Earlier, the prosecutor began opening statements by saying that Yoselyn Ortega "viciously and violently" attacked the two.

"[She] repeatedly slashed and stabbed them, laying their bodies on top of one another to bleed out in a bathtub," the prosecutor said. "The defendant brutally butchered both children, slitting their throats."

Watch: Prosecutor's Opening Statement 

Marina Krim returned home to make the horrifying discovery, prosecutors said.

"Marina Krim opened the bathroom door and saw the bloody, lifeless bodies of her 6-year-old daughter and 2-year-old son, stacked in the bathtub, their eyes open, covered in blood, staring ahead. And between her and her dead babies was the defendant, the person responsible for this atrocity, standing, holding one of the knives that she had used to kill those babies," the prosecutor said.

"She collapsed on the landing sobbing uncontrollably and inconsolably that her children were dead," the prosecutor said.

Ortega had cut her own throat, prosecutors said.

Ortega sat emotionless as prosecutors detailed the unthinkable murders of the two beautiful children who were under her care, Sanchez reported.

Prosecutors argue Ortega, 55, who had been working with the family for two years, was angry at the Krims for being too demanding, and that she resented Marina Krim for being able to provide for her children in a way that she could not, Sanchez reported.

"These are the undisputed facts in this case.
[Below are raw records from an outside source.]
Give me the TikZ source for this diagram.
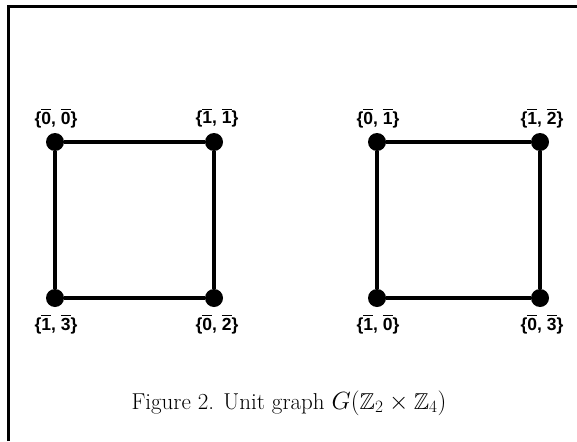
\documentclass[tikz,border=0pt]{standalone}
\usepackage{fontspec}
\usepackage{amssymb}
\newfontfamily\labfont{Liberation Sans}
\newcommand{\ob}[1]{$\overline{\hbox{#1}}$}
\begin{document}
\begin{tikzpicture}[x=1pt,y=-1pt,
  vtx/.style={circle,fill=black,inner sep=0pt,minimum width=16pt,minimum height=18pt},
  edge/.style={line width=3.2pt},
  lab/.style={font=\labfont\bfseries\fontsize{17.5}{20}\selectfont,inner sep=0pt}]
\useasboundingbox (0,0) rectangle (577,441);
\draw[line width=3.5pt] (8.5,441) -- (8.5,6.5) -- (577,6.5);
% left square
\node[vtx] (a) at (55,142) {};
\node[vtx] (b) at (214,142) {};
\node[vtx] (c) at (55,298) {};
\node[vtx] (d) at (214,298) {};
\draw[edge] (a) -- (b) -- (d) -- (c) -- (a);
% right square
\node[vtx] (e) at (377,142) {};
\node[vtx] (f) at (540,142) {};
\node[vtx] (g) at (377,298) {};
\node[vtx] (h) at (540,298) {};
\draw[edge] (e) -- (f) -- (h) -- (g) -- (e);
% labels
\node[lab] (la) at (56,118) {\{\ob{0}, \ob{0}\}};
\node[lab] (lb) at (217,118) {\{\ob{1}, \ob{1}\}};
\node[lab] (lc) at (56,324) {\{\ob{1}, \ob{3}\}};
\node[lab] (ld) at (217,324) {\{\ob{0}, \ob{2}\}};
\node[lab] (le) at (378,118) {\{\ob{0}, \ob{1}\}};
\node[lab] (lf) at (542,118) {\{\ob{1}, \ob{2}\}};
\node[lab] (lg) at (378,324) {\{\ob{1}, \ob{0}\}};
\node[lab] (lh) at (542,324) {\{\ob{0}, \ob{3}\}};
\node[font=\fontsize{23}{26}\selectfont,inner sep=0pt] (cap) at (289,403) {Figure 2. Unit graph $G(\mathbb{Z}_2\times\mathbb{Z}_4)$};
\end{tikzpicture}
\end{document}
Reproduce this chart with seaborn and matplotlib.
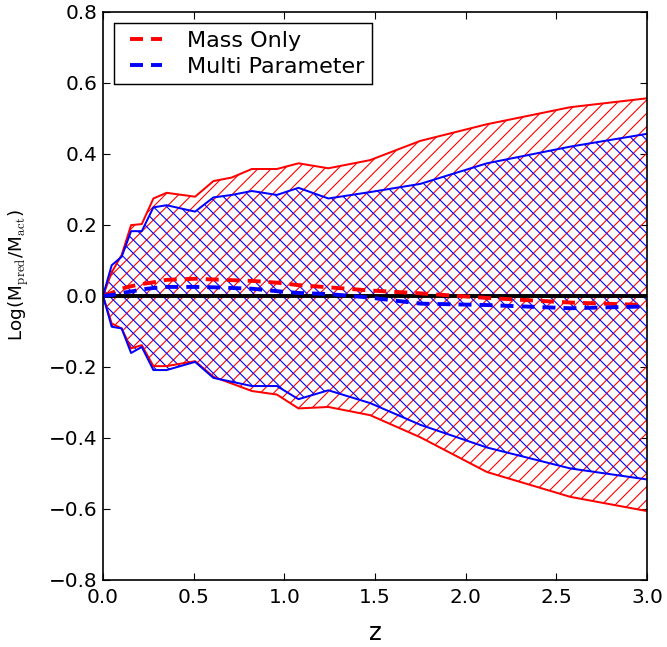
import numpy as np
import pandas as pd
import matplotlib
matplotlib.use("Agg")
import matplotlib.pyplot as plt
import seaborn as sns

# redshift grid and envelopes
z = [0.0, 0.048, 0.103, 0.155, 0.214, 0.278, 0.351, 0.508, 0.609, 0.710,
     0.821, 0.959, 1.078, 1.243, 1.473, 1.749, 2.117, 2.577, 3.0]

mass_upper = [0.0, 0.066, 0.115, 0.199, 0.202, 0.274, 0.290, 0.279, 0.323, 0.333,
              0.357, 0.357, 0.373, 0.359, 0.382, 0.436, 0.483, 0.531, 0.556]
mass_lower = [0.0, -0.078, -0.092, -0.148, -0.139, -0.198, -0.198, -0.184, -0.228, -0.247,
              -0.268, -0.278, -0.317, -0.313, -0.336, -0.398, -0.496, -0.566, -0.606]
mass_mean = [0.0, 0.008, 0.020, 0.027, 0.033, 0.038, 0.045, 0.048, 0.046, 0.044,
             0.042, 0.037, 0.030, 0.024, 0.015, 0.007, -0.006, -0.019, -0.026]

multi_upper = [0.0, 0.086, 0.110, 0.182, 0.182, 0.249, 0.255, 0.237, 0.277, 0.284,
               0.295, 0.284, 0.304, 0.274, 0.292, 0.315, 0.373, 0.420, 0.456]
multi_lower = [0.0, -0.087, -0.092, -0.161, -0.144, -0.209, -0.209, -0.186, -0.231, -0.242,
               -0.254, -0.254, -0.291, -0.266, -0.302, -0.363, -0.427, -0.486, -0.517]
multi_mean = [0.0, 0.002, 0.008, 0.012, 0.018, 0.022, 0.025, 0.025, 0.024, 0.022,
              0.020, 0.013, 0.008, 0.005, -0.005, -0.022, -0.026, -0.035, -0.030]

xtick_labels = ["0.0", "0.5", "1.0", "1.5", "2.0", "2.5", "3.0"]
ytick_labels = ["\u22120.8", "\u22120.6", "\u22120.4", "\u22120.2", "0.0",
                "0.2", "0.4", "0.6", "0.8"]

df = pd.DataFrame({"z": z,
                   "mass_upper": mass_upper, "mass_lower": mass_lower, "mass_mean": mass_mean,
                   "multi_upper": multi_upper, "multi_lower": multi_lower, "multi_mean": multi_mean})

sns.set_style("ticks", rc={"text.color": "black", "axes.labelcolor": "black",
                           "xtick.color": "black", "ytick.color": "black",
                           "axes.edgecolor": "black",
                           "xtick.direction": "in", "ytick.direction": "in",
                           "xtick.top": True, "ytick.right": True})
plt.rcParams["font.family"] = ["DejaVu Sans"]
plt.rcParams["mathtext.fontset"] = "cm"
plt.rcParams["hatch.linewidth"] = 1.0

DPI = 80
fig = plt.figure(figsize=(667 / DPI, 647 / DPI), dpi=DPI)
ax = fig.add_axes([0.1544, 0.1036, 0.8156, 0.8784])

# hatched envelopes
ax.fill_between(df["z"], df["mass_lower"], df["mass_upper"], facecolor="none",
                edgecolor="red", hatch="//", linewidth=0)
ax.fill_between(df["z"], df["multi_lower"], df["multi_upper"], facecolor="none",
                edgecolor="blue", hatch="\\\\", linewidth=0)

# envelope edges
for col, c in [("mass_upper", "red"), ("mass_lower", "red"),
               ("multi_upper", "blue"), ("multi_lower", "blue")]:
    sns.lineplot(data=df, x="z", y=col, color=c, lw=1.8, ax=ax)

ax.axhline(0, color="black", lw=3.5)

dash = (0, (3.34, 2.06))
sns.lineplot(data=df, x="z", y="mass_mean", color="red", lw=3.5, linestyle=dash,
             label="Mass Only", ax=ax)
sns.lineplot(data=df, x="z", y="multi_mean", color="blue", lw=3.5, linestyle=dash,
             label="Multi Parameter", ax=ax)

ax.set_xlim(0, 3)
ax.set_ylim(-0.8, 0.8)
ax.set_xticks(np.arange(0, 3.01, 0.5))
ax.set_yticks(np.arange(-0.8, 0.81, 0.2))
ax.set_xticklabels(xtick_labels)
ax.set_yticklabels(ytick_labels)
ax.tick_params(labelsize=18, length=6.3, width=1)
ax.tick_params(axis="x", pad=7)
ax.tick_params(axis="y", pad=5)
for s in ax.spines.values():
    s.set_linewidth(1.5)

ax.set_xlabel("z", fontsize=22)
ax.xaxis.set_label_coords(0.5, -0.073)
ax.set_ylabel(r"Log(M$_{\rm pred}$/M$_{\rm act}$)", fontsize=16.5)
ax.yaxis.set_label_coords(-0.13, 0.537)

leg = ax.legend(loc="upper left", fontsize=20, fancybox=False, frameon=True,
                handlelength=1.8, handletextpad=1.13, borderpad=0.35,
                labelspacing=0.27, borderaxespad=0.5)
leg.get_frame().set_edgecolor("black")
leg.get_frame().set_linewidth(1.3)
leg.get_frame().set_alpha(1)
for ln in leg.get_lines():
    ln.set_linestyle((3.34, (3.34, 2.06)))

fig.savefig("out.png", dpi=DPI)
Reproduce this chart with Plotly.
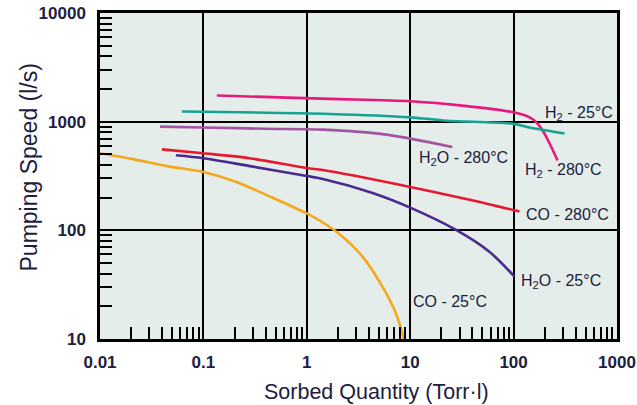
import numpy as np
import plotly.graph_objects as go

# ---------------- data ----------------
h2_280_x = [0.135, 1.67, 10, 32, 100, 143, 167, 191, 223, 266]
h2_280_y = [1740, 1620, 1540, 1406, 1219, 1096, 980, 830, 630, 440]

h2_25_x = [0.062, 1.67, 10, 22.5, 100, 143, 311]
h2_25_y = [1240, 1178, 1096, 1021, 955, 884, 778]

h2o_280_x = [0.038, 0.1, 0.4, 1.43, 5.9, 25.5]
h2o_280_y = [900, 885, 860, 845, 760, 585]

co_280_x = [0.0397, 0.1, 0.281, 1.0, 1.43, 10, 37.6, 114]
co_280_y = [556, 512, 461, 374, 359, 251, 191, 149]

h2o_25_x = [0.0542, 0.1, 0.281, 1.0, 1.43, 4.33, 10, 27.2, 57.9, 102]
h2o_25_y = [491, 461, 390, 316, 297, 221, 162, 102, 64, 37.5]

co_25_x = [0.01, 0.0208, 0.0444, 0.1, 0.208, 0.444, 1.0, 1.43, 2.08, 3.47, 5.42, 7.24, 8.47, 8.7]
co_25_y = [512, 452, 390, 344, 279, 204, 143, 118, 92, 57, 30, 17.4, 10.9, 9.8]

series_names = ["H2 - 280°C", "H2 - 25°C", "H2O - 280°C", "CO - 280°C", "H2O - 25°C", "CO - 25°C"]
series_x = [h2_280_x, h2_25_x, h2o_280_x, co_280_x, h2o_25_x, co_25_x]
series_y = [h2_280_y, h2_25_y, h2o_280_y, co_280_y, h2o_25_y, co_25_y]
series_colors = ["#e8197d", "#16a394", "#a455a1", "#e8192f", "#4a2a8f", "#f5a81c"]

label_texts = ["H<sub>2</sub> - 280°C", "H<sub>2</sub> - 25°C", "H<sub>2</sub>O - 280°C",
               "CO - 280°C", "H<sub>2</sub>O - 25°C", "CO - 25°C"]
label_x = [122, 190.5, 11.6, 125, 114, 10.1]
label_y = [359, 1186, 461, 140, 33.7, 22]

x_tickvals = [0.01, 0.1, 1, 10, 100, 1000]
x_ticktext = ["0.01", "0.1", "1", "10", "100", "1000"]
y_tickvals = [10, 100, 1000, 10000]
y_ticktext = ["10", "100", "1000", "10000"]

x_title = "Sorbed Quantity (Torr·l)"
y_title = "Pumping Speed (l/s)"

# minor ticks 2..9 in every decade
x_minor = [m * 10.0 ** e for e in range(-2, 3) for m in range(2, 10)]
y_minor = [m * 10.0 ** e for e in range(1, 4) for m in range(2, 10)]

# ---------------- figure ----------------
fig = go.Figure()
for name, xs, ys, col in zip(series_names, series_x, series_y, series_colors):
    fig.add_trace(go.Scatter(x=xs, y=ys, mode="lines", name=name,
                             line=dict(color=col, width=2.6, shape="spline", smoothing=0.8),
                             hoverinfo="skip"))

ink = "#1d2040"
font_fam = "Liberation Sans, Arial, sans-serif"
axis_common = dict(
    type="log", showline=True, linecolor="black", linewidth=2.5, mirror=True,
    showgrid=True, gridcolor="black", gridwidth=2, zeroline=False, automargin=False,
    ticks="", tickfont=dict(family=font_fam, size=17, color=ink, weight="bold"),
)
fig.update_xaxes(range=[-2, 3], tickmode="array", tickvals=x_tickvals, ticktext=x_ticktext,
                 ticklabelstandoff=6,
                 minor=dict(tickmode="array", tickvals=x_minor, ticks="inside", ticklen=12,
                            tickwidth=1.6, tickcolor="black", showgrid=False),
                 **axis_common)
fig.update_yaxes(range=[1, 4], tickmode="array", tickvals=y_tickvals, ticktext=y_ticktext,
                 ticklabelstandoff=8,
                 minor=dict(tickmode="array", tickvals=y_minor, ticks="inside", ticklen=12,
                            tickwidth=1.6, tickcolor="black", showgrid=False),
                 **axis_common)

bg = "#e4ede9"
# gaps in gridlines around labels (masking rectangles between grid and traces)
masks = [
    dict(x0=0.835, x1=0.994, y0=0.655, y1=0.683),   # y=1000 line near H2 - 25°C
    dict(x0=0.588, x1=0.603, y0=0.004, y1=0.156),   # x=10 line near CO - 25°C
    dict(x0=0.787, x1=0.802, y0=0.156, y1=0.233),   # x=100 line near H2O - 25°C
]
for m in masks:
    fig.add_shape(type="rect", xref="paper", yref="paper", layer="between",
                  fillcolor=bg, line=dict(width=0), **m)
# short green marker at 10 Torr-l
fig.add_shape(type="line", xref="x", yref="paper", x0=1, x1=1, y0=0, y1=0.067,
              line=dict(color="#1f9a45", width=1.6), layer="between")

for t, lx, ly in zip(label_texts, label_x, label_y):
    fig.add_annotation(x=np.log10(lx), y=np.log10(ly), xref="x", yref="y", text=t,
                       showarrow=False, xanchor="left", yanchor="middle",
                       font=dict(family=font_fam, size=16, color=ink))

fig.add_annotation(text=x_title, showarrow=False, xref="paper", yref="paper",
                   x=(376 - 100) / 517, y=(339 - 392) / 326, xanchor="center", yanchor="middle",
                   font=dict(family=font_fam, size=21.5, color=ink))
fig.add_annotation(text=y_title, showarrow=False, textangle=-90, xref="paper", yref="paper",
                   x=(28 - 100) / 517, y=(339 - 167.5) / 326, xanchor="center", yanchor="middle",
                   font=dict(family=font_fam, size=23, color=ink))

fig.update_layout(
    width=637, height=405,
    margin=dict(l=100, r=20, t=13, b=66, autoexpand=False),
    paper_bgcolor="white", plot_bgcolor=bg,
    showlegend=False,
)

fig.write_html("out.html", config={"displayModeBar": False},
               post_script="document.body.style.margin='0';document.body.style.overflow='hidden';")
And these are the facts and the evidence will prove to you beyond a reasonable doubt that the defendant intentionally murdered Lulu and Leo Krim on Oct. 25, 2012. That she knew what she was doing when she killed them and that she knew what she was doing wrong," the prosecutor said.

During the two years Ortega worked for the family, Krim said Ortega never complained about any struggles that would lead her to that horrible fall day.

Watch: Defense's Opening Statement 

Defense attorney Valerie Van Leer-Greenberg told the jury during her opening statement that Ortega suffered from severe mental illness, including "major depression, psychotic thinking, hallucinations."

Van Leer-Greenberg added her client had not been treated for her problems until after her arrest. She said that from 1962 until 1982, when she lived in the Dominican Republic, her native land treated mental illness as if it was incurable.

"The evidence will show that she has a corroborated history of hearing voices and disassociating from reality, since the age of 16," she said.

Prosecutors plan to present their own psychiatric experts who will say that Ortega understood the consequences of her actions, even if her motive may never be understood.

"It's the slaughter of two innocent children," Assistant District Attorney Stuart Silberg said.

A judge has already declared Ortega mentally fit to stand trial.

Prior to the start of the trial, Kevin and Marina Krim had been anticipating what will likely be excruciating for them -- coming face to face with their former nanny.

"Over the next few months, the story of Lulu and Leo and our family will be painfully in the news again," Kevin Krim said in a video message the couple released. "This trial will be very hard for us and for a lot of you."

The Krims, who have since had two more children, have created a non-profit. The "Lulu and Leo Fund" is an organization that fosters creativity among children in memory of the two little ones they lost, using their tragedy to help others.

"We're gonna handle this the way we've handled everything," said Marina Krim. "We're gonna focus on the positive and the goodness that's come out of all this."

The trial is expected to last at least three months.